Last Spring Rep. Reid Ribble (R-WI), a former small business owner, introduced a bill (HR 2898) that would place a 24-month moratorium on the majority of new federal regulations, at least until unemployment falls below 7.7 percent. The effect would allow business owners to focus on growing their business instead of focusing on the growing—now at 180 million words—rules in the Federal Register.
But why stop there? Data show that reducing the size of the federal regulatory bureaucracy by even modest amounts will have significant, positive effects on both GDP and private sector jobs. In an empirical study conducted by the Phoenix Center for Advanced Legal & Economic Studies, using 50 years of data, researchers found that even a modest five percent reduction in the regulatory budget would yield an average annual boost of $75 billion and an annual average increase of more than 1.2 million net new jobs. On average, the Center found that eliminating the job of a single regulator grows the economy by $6.2 million and nearly 100 private sector jobs annually. Conversely, each million dollar increase in the regulatory budget costs the economy 420 private sector jobs.
Boost to GDP and Private Sector Jobs from Reductions in Federal Regulatory Spending
Target Budget Adjustment = -5% (12,109 federal jobs)

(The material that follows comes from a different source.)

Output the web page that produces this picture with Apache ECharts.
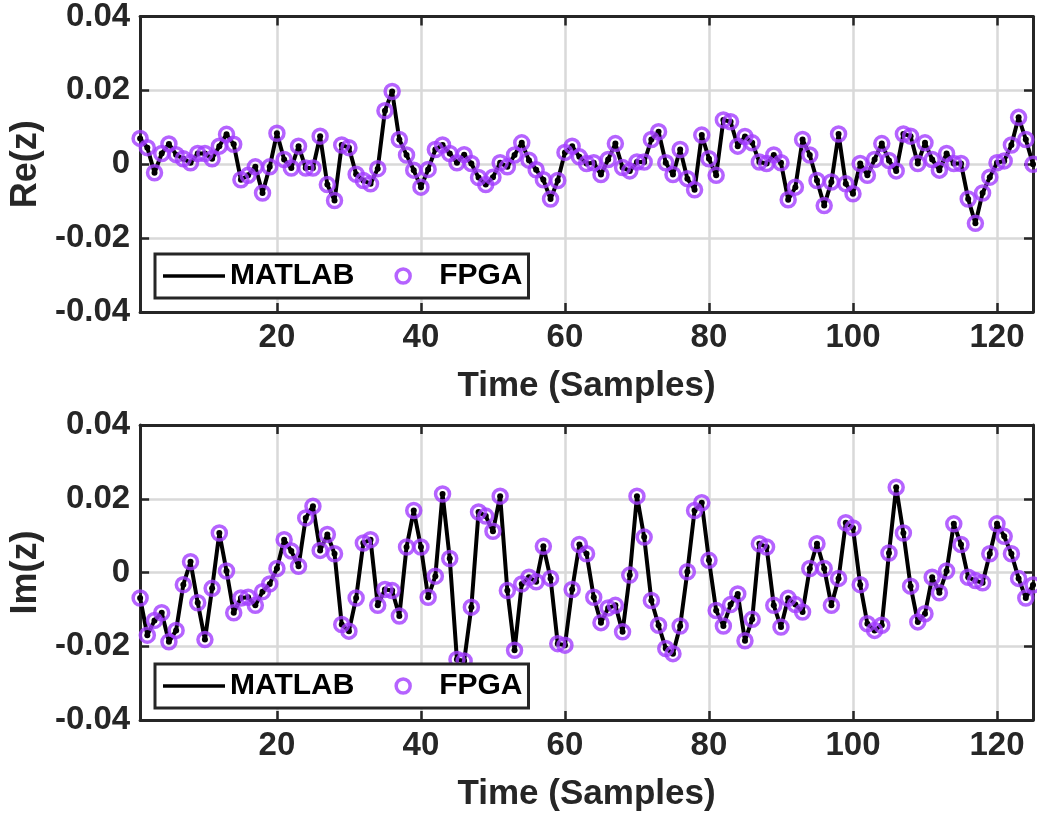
<!DOCTYPE html>
<html>
<head>
<meta charset="utf-8">
<script src="https://cdn.jsdelivr.net/npm/echarts@6/dist/echarts.min.js"></script>
<style>
  html, body { margin: 0; padding: 0; background: #fff; }
  #chart { width: 1037px; height: 817px; }
</style>
</head>
<body>
<div id="chart"></div>
<script>
// real part, samples 1..125
var reZ = [
  0.007, 0.0045, -0.0023, 0.0029, 0.0055, 0.0026, 0.0015, 0.0004, 0.0029, 0.0029,
  0.0015, 0.0049, 0.0081, 0.0054, -0.0042, -0.003, -0.0007, -0.0078, -0.0007, 0.0084,
  0.0013, -0.001, 0.0049, -0.001, -0.001, 0.0076, -0.0055, -0.0098, 0.0052, 0.0045,
  -0.0027, -0.0044, -0.0053, -0.0012, 0.0145, 0.0197, 0.0067, 0.0025, -0.0016, -0.0062,
  -0.0014, 0.004, 0.0052, 0.0029, 0.0004, 0.0026, 0.0002, -0.0036, -0.0055, -0.0035,
  0.0004, -0.0007, 0.0025, 0.0058, 0.0011, -0.0015, -0.0042, -0.0094, -0.0044, 0.0032,
  0.0049, 0.002, 0.0002, 0.0004, -0.0028, 0.0013, 0.0056, -0.0009, -0.0018, 0.0006,
  0.0006, 0.0067, 0.0088, 0.0004, -0.0028, 0.004, -0.0039, -0.0069, 0.0079, 0.0015,
  -0.003, 0.012, 0.0115, 0.0049, 0.0075, 0.0058, 0.0006, 0.0002, 0.0025, 0.0004,
  -0.0096, -0.0062, 0.0067, 0.0025, -0.0044, -0.0112, -0.0048, 0.0082, -0.0053, -0.008,
  0.0002, -0.003, 0.0013, 0.0056, 0.001, -0.0018, 0.0082, 0.0076, 0.0002, 0.0058,
  0.0013, -0.0016, 0.0029, 0.0002, 0.0002, -0.0094, -0.016, -0.0078, -0.0035, 0.0004,
  0.0009, 0.0052, 0.0127, 0.0067, 0.0
]
// imaginary part
var imZ = [
  -0.0069, -0.017, -0.013, -0.0109, -0.0188, -0.0157, -0.0033, 0.0029, -0.0082, -0.0182,
  -0.0043, 0.0107, 0.0004, -0.0109, -0.0069, -0.0067, -0.0089, -0.0052, -0.0031, 0.0011,
  0.0089, 0.0058, 0.0017, 0.0148, 0.018, 0.006, 0.0103, 0.0051, -0.0141, -0.0159,
  -0.0069, 0.008, 0.0089, -0.0089, -0.0046, -0.0049, -0.0118, 0.0069, 0.0168, 0.0069,
  -0.0067, -0.001, 0.0213, 0.0038, -0.0236, -0.024, -0.0094, 0.0164, 0.0153, 0.0112,
  0.0207, -0.0049, -0.0211, -0.0031, -0.0013, -0.0025, 0.0071, -0.0016, -0.0193, -0.0197,
  -0.0046, 0.0076, 0.0051, -0.0067, -0.0136, -0.0096, -0.0089, -0.0161, -0.0007, 0.0207,
  0.0096, -0.0076, -0.0143, -0.0206, -0.022, -0.0145, 0.0002, 0.0168, 0.0189, 0.0033,
  -0.0103, -0.0145, -0.0087, -0.0058, -0.0185, -0.0127, 0.0078, 0.0069, -0.0089, -0.0148,
  -0.007, -0.0087, -0.0107, 0.0011, 0.0078, 0.0011, -0.0089, -0.0016, 0.0135, 0.0121,
  -0.0033, -0.0139, -0.0157, -0.0143, 0.0053, 0.0231, 0.0107, -0.0037, -0.0134, -0.0112,
  -0.0013, -0.0055, 0.0004, 0.0132, 0.0076, -0.0013, -0.0022, -0.0028, 0.0051, 0.0132,
  0.0098, 0.0051, -0.0016, -0.0069, -0.0034
]
var xTicks = [20, 40, 60, 80, 100, 120]
var yNames = ['Re(z)', 'Im(z)']
var xName = 'Time (Samples)'

var purple = '#a33cff'
var font = 'Liberation Sans'
var ink = '#262626'

var toPairs = function(arr) {
  var out = []
  for (var i = 0; i < arr.length; i++) {
    out.push([i + 1, arr[i]])
  }
  return out
}

var axisLineStyle = { show: true, onZero: false, lineStyle: { color: ink, width: 3 } }
var tickStyle = { show: true, inside: true, length: 9, lineStyle: { color: ink, width: 2.5 } }
var gridLine = { show: true, lineStyle: { color: '#d9d9d9', width: 2.5 } }

var grids = [
  { left: 139, top: 15, width: 894, height: 297 },
  { left: 139, top: 425, width: 894, height: 295 }
]

var xAxes = []
var yAxes = []
var series = []
var legends = []
var datas = [reZ, imZ]
var legendTops = [254, 664]

for (var g = 0; g < 2; g++) {
  xAxes.push({
    type: 'value', gridIndex: g, min: 1, max: 125,
    name: xName, nameLocation: 'middle', nameGap: 57,
    nameTextStyle: { fontFamily: font, fontWeight: 'bold', fontSize: 35, color: ink },
    axisLine: axisLineStyle,
    axisTick: { show: true, inside: true, length: 9, lineStyle: { color: ink, width: 2.5 }, customValues: xTicks },
    axisLabel: { fontFamily: font, fontWeight: 'bold', fontSize: 33, color: ink, margin: 9, customValues: xTicks },
    splitLine: gridLine
  })
  xAxes.push({
    type: 'value', gridIndex: g, min: 1, max: 125, position: 'top',
    axisLine: axisLineStyle,
    axisTick: { show: true, inside: true, length: 9, lineStyle: { color: ink, width: 2.5 }, customValues: xTicks },
    axisLabel: { show: false },
    splitLine: { show: false }
  })
  yAxes.push({
    type: 'value', gridIndex: g, min: -0.04, max: 0.04, interval: 0.02,
    name: yNames[g], nameLocation: 'middle', nameGap: 95,
    nameTextStyle: { fontFamily: font, fontWeight: 'bold', fontSize: 36, color: ink },
    axisLine: axisLineStyle,
    axisTick: tickStyle,
    axisLabel: { fontFamily: font, fontWeight: 'bold', fontSize: 33, color: ink, margin: 10 },
    splitLine: gridLine
  })
  yAxes.push({
    type: 'value', gridIndex: g, min: -0.04, max: 0.04, interval: 0.02, position: 'right',
    axisLine: axisLineStyle,
    axisTick: tickStyle,
    axisLabel: { show: false },
    splitLine: { show: false }
  })
  series.push({
    name: 'MATLAB', type: 'line', xAxisIndex: g * 2, yAxisIndex: g * 2,
    data: toPairs(datas[g]),
    symbol: 'circle', symbolSize: 6, showSymbol: true,
    lineStyle: { color: '#000', width: 4 },
    itemStyle: { color: '#000' },
    z: 2, animation: false
  })
  series.push({
    name: 'FPGA', type: 'scatter', xAxisIndex: g * 2, yAxisIndex: g * 2,
    data: toPairs(datas[g]),
    symbol: 'circle', symbolSize: 14,
    itemStyle: { color: 'rgba(0,0,0,0)', borderColor: purple, borderWidth: 3.5 },
    z: 3, animation: false
  })
  legends.push({
    left: 155, top: legendTops[g],
    orient: 'horizontal',
    backgroundColor: '#fff', borderColor: ink, borderWidth: 3,
    padding: [7, 6, 7, 8],
    itemWidth: 62, itemHeight: 14, itemGap: 40,
    selectedMode: false,
    textStyle: { fontFamily: font, fontWeight: 'bold', fontSize: 30, color: '#000' },
    data: [
      { name: 'MATLAB', icon: 'path://M0,0 L62,0 L62,3.5 L0,3.5 Z', itemStyle: { color: '#000', borderWidth: 0 } },
      { name: 'FPGA', icon: 'circle', itemStyle: { color: 'rgba(0,0,0,0)', borderColor: purple, borderWidth: 3.5 } }
    ]
  })
}

var myChart = echarts.init(document.querySelector('#chart'))
var option = {
  backgroundColor: '#fff',
  animation: false,
  grid: grids,
  xAxis: xAxes,
  yAxis: yAxes,
  legend: legends,
  series: series
}
myChart.setOption(option)
</script>
</body>
</html>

|Average Annual Increase||$82||1,188,197|
Source: Phoenix Center for Advanced Legal & Economic Public Policy Studies, www.phoenix-center.org
Let’s be clear: no one advocates a meat cleaver approach. There are societal benefits to some regulations. But, as Dr. T Randolph Beard, Phoenix Center Fellow and professor of economics at Auburn University, observes, “…the macroeconomic effects of regulation have not been adequately considered.” Like Nixon going to China, Obama could slay the regulatory leviathan and still come out ahead. For a cost of just over 12,000 federal regulatory jobs, he could create 1.2 million net new jobs in the private sector for his constituents — many of whom would likely show their gratitude come November of next year.